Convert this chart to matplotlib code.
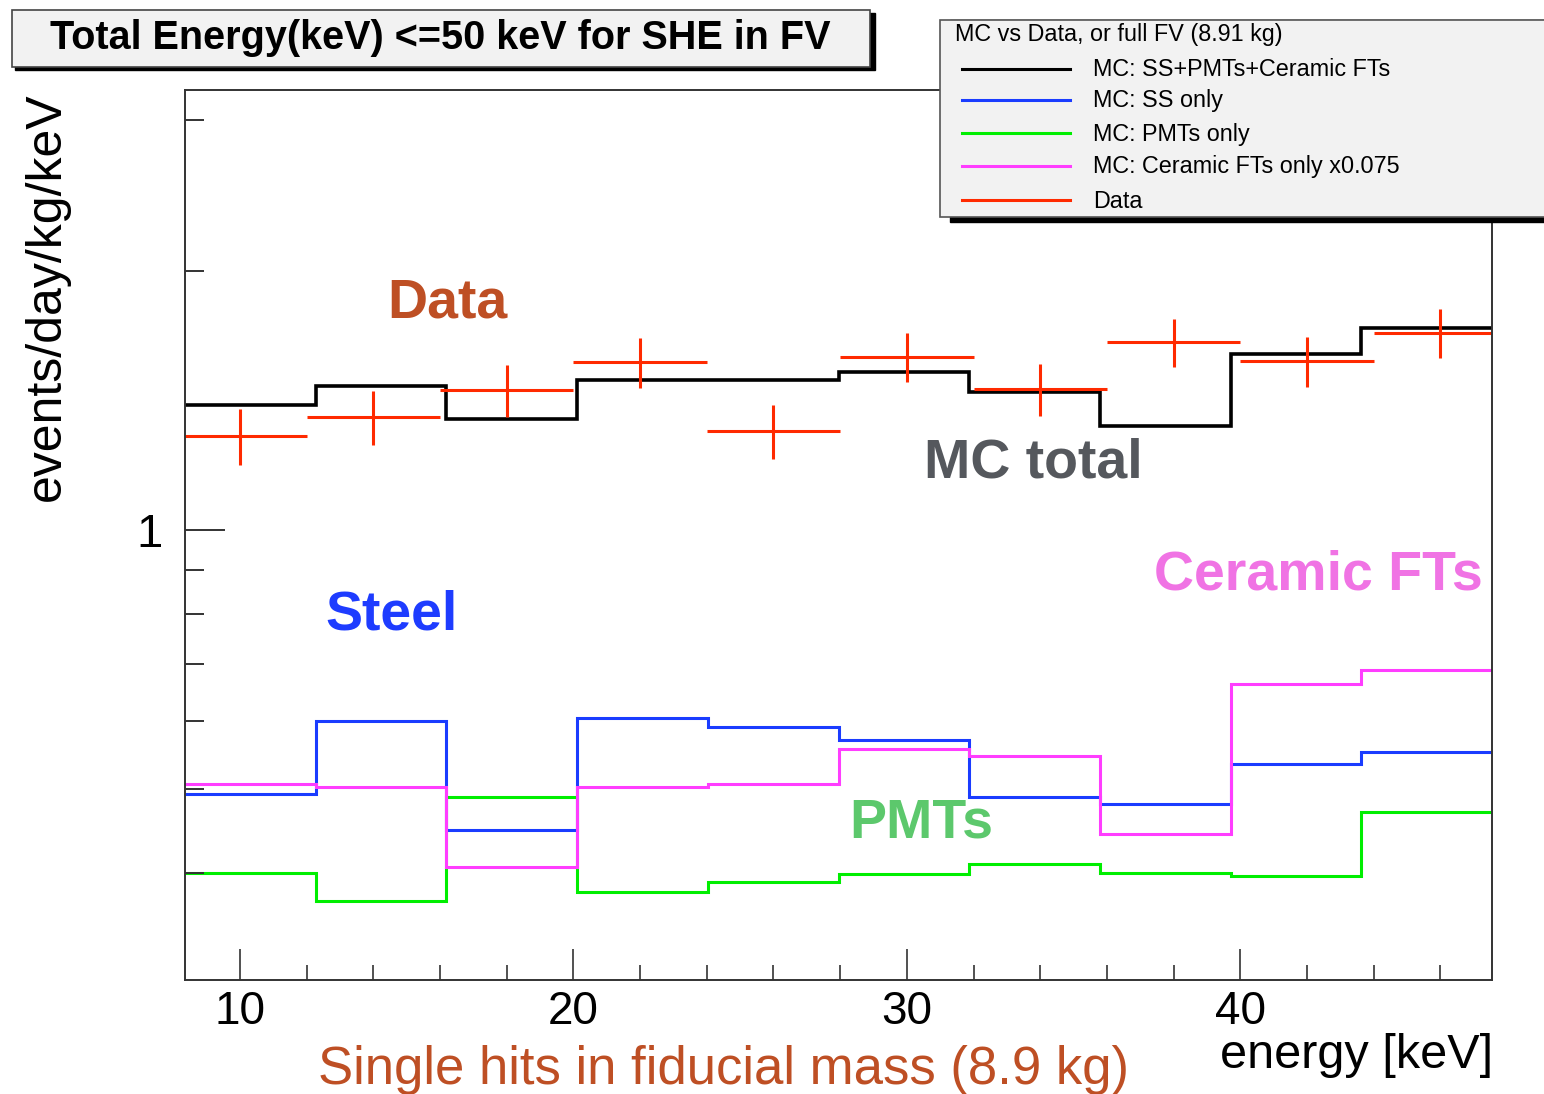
import matplotlib
matplotlib.use("Agg")
import matplotlib.pyplot as plt
from matplotlib.patches import Rectangle
from matplotlib.lines import Line2D
from matplotlib.ticker import FixedLocator, FixedFormatter, NullFormatter

plt.rcParams["font.family"] = ["Liberation Sans", "DejaVu Sans"]

# MC histogram binning (keV) and per-bin rates (events/day/kg/keV)
mc_edges = [8.35, 12.27, 16.19, 20.11, 24.03, 27.95, 31.87, 35.79, 39.71, 43.63, 47.55]
mc_total = [1.400, 1.473, 1.348, 1.494, 1.494, 1.528, 1.448, 1.321, 1.601, 1.717]
mc_ss = [0.494, 0.600, 0.448, 0.605, 0.590, 0.571, 0.490, 0.480, 0.535, 0.552]
mc_pmt = [0.400, 0.371, 0.490, 0.380, 0.390, 0.398, 0.409, 0.400, 0.396, 0.470]
mc_ceramic = [0.507, 0.503, 0.406, 0.503, 0.507, 0.557, 0.547, 0.443, 0.663, 0.688]

# measured spectrum, 4 keV bins
data_x = [10, 14, 18, 22, 26, 30, 34, 38, 42, 46]
data_y = [1.288, 1.353, 1.456, 1.567, 1.304, 1.591, 1.459, 1.655, 1.573, 1.698]
data_err = [0.097, 0.098, 0.100, 0.105, 0.095, 0.103, 0.100, 0.107, 0.105, 0.110]
data_halfwidth = 2.0

legend_labels = ["MC: SS+PMTs+Ceramic FTs", "MC: SS only", "MC: PMTs only",
                 "MC: Ceramic FTs only x0.075", "Data"]
legend_colors = ["black", "#1a3cff", "#00ee00", "#ff3dff", "#ff2a00"]

W, H = 1544, 1094
fig = plt.figure(figsize=(W / 100, H / 100), dpi=100)


def fx(px):
    return px / W


def fy(py):
    return 1 - py / H


ax = fig.add_axes([fx(185), fy(980), fx(1492) - fx(185), fy(90) - fy(980)])
ax.set_yscale("log")
ax.set_xlim(mc_edges[0], mc_edges[-1])
ax.set_ylim(0.3, 3.25)

ax.stairs(mc_total, mc_edges, baseline=None, color=legend_colors[0], lw=2.6)
ax.stairs(mc_ss, mc_edges, baseline=None, color=legend_colors[1], lw=2.2)
ax.stairs(mc_pmt, mc_edges, baseline=None, color=legend_colors[2], lw=2.2)
ax.stairs(mc_ceramic, mc_edges, baseline=None, color=legend_colors[3], lw=2.2)
ax.errorbar(data_x, data_y, xerr=data_halfwidth, yerr=data_err, fmt="none",
            ecolor=legend_colors[4], elinewidth=2.2, capsize=0)

# ROOT-like axis styling
for side in ax.spines.values():
    side.set_color("#333333")
    side.set_linewidth(1.4)
ax.yaxis.set_major_locator(FixedLocator([1]))
ax.yaxis.set_minor_locator(FixedLocator([0.4, 0.5, 0.6, 0.7, 0.8, 0.9, 2, 3]))
ax.yaxis.set_major_formatter(FixedFormatter(["1"]))
ax.yaxis.set_minor_formatter(NullFormatter())
ax.xaxis.set_major_locator(FixedLocator([10, 20, 30, 40]))
ax.xaxis.set_minor_locator(FixedLocator([12, 14, 16, 18, 22, 24, 26, 28,
                                         32, 34, 36, 38, 42, 44, 46]))
ax.tick_params(axis="y", which="major", direction="in", length=29, width=1.4,
               color="#333333", labelsize=34, pad=16, right=False)
ax.tick_params(axis="y", which="minor", direction="in", length=14, width=1.4,
               color="#333333", right=False)
ax.tick_params(axis="x", which="major", direction="in", length=22, width=1.2,
               color="#333333", labelsize=33, pad=7, top=False)
ax.tick_params(axis="x", which="minor", direction="in", length=11, width=1.2,
               color="#333333", top=False)

fig.text(fx(47), fy(297), "events/day/kg/keV", rotation=90, fontsize=36,
         ha="center", va="center")
fig.text(fx(1493), fy(1055), "energy [keV]", fontsize=35, ha="right", va="center")

# title box
fig.patches.append(Rectangle((fx(15), fy(70)), fx(860), fy(10) - fy(67),
                             transform=fig.transFigure, color="black", zorder=1))
fig.patches.append(Rectangle((fx(12), fy(67)), fx(858), fy(10) - fy(67),
                             transform=fig.transFigure, facecolor="#f2f2f2",
                             edgecolor="#444444", lw=1.2, zorder=2))
fig.text(fx(440), fy(38), "Total Energy(keV) <=50 keV for SHE in FV",
         fontsize=28.5, fontweight="bold", ha="center", va="center", zorder=3)

# legend panel at the top right
fig.patches.append(Rectangle((fx(950), fy(222)), fx(620), fy(20) - fy(222),
                             transform=fig.transFigure, color="black", zorder=4))
fig.patches.append(Rectangle((fx(940), fy(217)), fx(620), fy(20) - fy(217),
                             transform=fig.transFigure, facecolor="#f2f2f2",
                             edgecolor="#555555", lw=1.2, zorder=5))
fig.text(fx(955), fy(35), "MC vs Data, or full FV (8.91 kg)", fontsize=16.8,
         ha="left", va="center", zorder=6)
legend_rows = [69, 100, 133, 166, 200]
for row, lab, col in zip(legend_rows, legend_labels, legend_colors):
    fig.lines.append(Line2D([fx(962), fx(1070)], [fy(row), fy(row)],
                            transform=fig.transFigure, color=col, lw=2.2, zorder=6))
    fig.text(fx(1093), fy(row + 1), lab, fontsize=16.8, ha="left", va="center",
             zorder=6)

# slide annotations
fig.text(fx(447), fy(303), "Data", fontsize=40, fontweight="bold",
         color="#be4f24", ha="center", va="center")
fig.text(fx(1033), fy(463), "MC total", fontsize=40, fontweight="bold",
         color="#55585d", ha="center", va="center")
fig.text(fx(1318), fy(575), "Ceramic FTs", fontsize=40, fontweight="bold",
         color="#f073e4", ha="center", va="center")
fig.text(fx(392), fy(615), "Steel", fontsize=40, fontweight="bold",
         color="#1e3cff", ha="center", va="center")
fig.text(fx(921), fy(823), "PMTs", fontsize=40, fontweight="bold",
         color="#5cc86c", ha="center", va="center")
fig.text(fx(723), fy(1070), "Single hits in fiducial mass (8.9 kg)", fontsize=38,
         color="#be4f24", ha="center", va="center")

fig.savefig("out.png", dpi=100)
========================================================================
YOUR GOAL:
Exclude the pictures. Write out the remaining data exactly.

THE RESPONSE:
Convert this chart to matplotlib code.
import matplotlib
matplotlib.use("Agg")
import matplotlib.pyplot as plt
from matplotlib.patches import Rectangle
from matplotlib.lines import Line2D
from matplotlib.ticker import FixedLocator, FixedFormatter, NullFormatter

plt.rcParams["font.family"] = ["Liberation Sans", "DejaVu Sans"]

# MC histogram binning (keV) and per-bin rates (events/day/kg/keV)
mc_edges = [8.35, 12.27, 16.19, 20.11, 24.03, 27.95, 31.87, 35.79, 39.71, 43.63, 47.55]
mc_total = [1.400, 1.473, 1.348, 1.494, 1.494, 1.528, 1.448, 1.321, 1.601, 1.717]
mc_ss = [0.494, 0.600, 0.448, 0.605, 0.590, 0.571, 0.490, 0.480, 0.535, 0.552]
mc_pmt = [0.400, 0.371, 0.490, 0.380, 0.390, 0.398, 0.409, 0.400, 0.396, 0.470]
mc_ceramic = [0.507, 0.503, 0.406, 0.503, 0.507, 0.557, 0.547, 0.443, 0.663, 0.688]

# measured spectrum, 4 keV bins
data_x = [10, 14, 18, 22, 26, 30, 34, 38, 42, 46]
data_y = [1.288, 1.353, 1.456, 1.567, 1.304, 1.591, 1.459, 1.655, 1.573, 1.698]
data_err = [0.097, 0.098, 0.100, 0.105, 0.095, 0.103, 0.100, 0.107, 0.105, 0.110]
data_halfwidth = 2.0

legend_labels = ["MC: SS+PMTs+Ceramic FTs", "MC: SS only", "MC: PMTs only",
                 "MC: Ceramic FTs only x0.075", "Data"]
legend_colors = ["black", "#1a3cff", "#00ee00", "#ff3dff", "#ff2a00"]

W, H = 1544, 1094
fig = plt.figure(figsize=(W / 100, H / 100), dpi=100)


def fx(px):
    return px / W


def fy(py):
    return 1 - py / H


ax = fig.add_axes([fx(185), fy(980), fx(1492) - fx(185), fy(90) - fy(980)])
ax.set_yscale("log")
ax.set_xlim(mc_edges[0], mc_edges[-1])
ax.set_ylim(0.3, 3.25)

ax.stairs(mc_total, mc_edges, baseline=None, color=legend_colors[0], lw=2.6)
ax.stairs(mc_ss, mc_edges, baseline=None, color=legend_colors[1], lw=2.2)
ax.stairs(mc_pmt, mc_edges, baseline=None, color=legend_colors[2], lw=2.2)
ax.stairs(mc_ceramic, mc_edges, baseline=None, color=legend_colors[3], lw=2.2)
ax.errorbar(data_x, data_y, xerr=data_halfwidth, yerr=data_err, fmt="none",
            ecolor=legend_colors[4], elinewidth=2.2, capsize=0)

# ROOT-like axis styling
for side in ax.spines.values():
    side.set_color("#333333")
    side.set_linewidth(1.4)
ax.yaxis.set_major_locator(FixedLocator([1]))
ax.yaxis.set_minor_locator(FixedLocator([0.4, 0.5, 0.6, 0.7, 0.8, 0.9, 2, 3]))
ax.yaxis.set_major_formatter(FixedFormatter(["1"]))
ax.yaxis.set_minor_formatter(NullFormatter())
ax.xaxis.set_major_locator(FixedLocator([10, 20, 30, 40]))
ax.xaxis.set_minor_locator(FixedLocator([12, 14, 16, 18, 22, 24, 26, 28,
                                         32, 34, 36, 38, 42, 44, 46]))
ax.tick_params(axis="y", which="major", direction="in", length=29, width=1.4,
               color="#333333", labelsize=34, pad=16, right=False)
ax.tick_params(axis="y", which="minor", direction="in", length=14, width=1.4,
               color="#333333", right=False)
ax.tick_params(axis="x", which="major", direction="in", length=22, width=1.2,
               color="#333333", labelsize=33, pad=7, top=False)
ax.tick_params(axis="x", which="minor", direction="in", length=11, width=1.2,
               color="#333333", top=False)

fig.text(fx(47), fy(297), "events/day/kg/keV", rotation=90, fontsize=36,
         ha="center", va="center")
fig.text(fx(1493), fy(1055), "energy [keV]", fontsize=35, ha="right", va="center")

# title box
fig.patches.append(Rectangle((fx(15), fy(70)), fx(860), fy(10) - fy(67),
                             transform=fig.transFigure, color="black", zorder=1))
fig.patches.append(Rectangle((fx(12), fy(67)), fx(858), fy(10) - fy(67),
                             transform=fig.transFigure, facecolor="#f2f2f2",
                             edgecolor="#444444", lw=1.2, zorder=2))
fig.text(fx(440), fy(38), "Total Energy(keV) <=50 keV for SHE in FV",
         fontsize=28.5, fontweight="bold", ha="center", va="center", zorder=3)

# legend panel at the top right
fig.patches.append(Rectangle((fx(950), fy(222)), fx(620), fy(20) - fy(222),
                             transform=fig.transFigure, color="black", zorder=4))
fig.patches.append(Rectangle((fx(940), fy(217)), fx(620), fy(20) - fy(217),
                             transform=fig.transFigure, facecolor="#f2f2f2",
                             edgecolor="#555555", lw=1.2, zorder=5))
fig.text(fx(955), fy(35), "MC vs Data, or full FV (8.91 kg)", fontsize=16.8,
         ha="left", va="center", zorder=6)
legend_rows = [69, 100, 133, 166, 200]
for row, lab, col in zip(legend_rows, legend_labels, legend_colors):
    fig.lines.append(Line2D([fx(962), fx(1070)], [fy(row), fy(row)],
                            transform=fig.transFigure, color=col, lw=2.2, zorder=6))
    fig.text(fx(1093), fy(row + 1), lab, fontsize=16.8, ha="left", va="center",
             zorder=6)

# slide annotations
fig.text(fx(447), fy(303), "Data", fontsize=40, fontweight="bold",
         color="#be4f24", ha="center", va="center")
fig.text(fx(1033), fy(463), "MC total", fontsize=40, fontweight="bold",
         color="#55585d", ha="center", va="center")
fig.text(fx(1318), fy(575), "Ceramic FTs", fontsize=40, fontweight="bold",
         color="#f073e4", ha="center", va="center")
fig.text(fx(392), fy(615), "Steel", fontsize=40, fontweight="bold",
         color="#1e3cff", ha="center", va="center")
fig.text(fx(921), fy(823), "PMTs", fontsize=40, fontweight="bold",
         color="#5cc86c", ha="center", va="center")
fig.text(fx(723), fy(1070), "Single hits in fiducial mass (8.9 kg)", fontsize=38,
         color="#be4f24", ha="center", va="center")

fig.savefig("out.png", dpi=100)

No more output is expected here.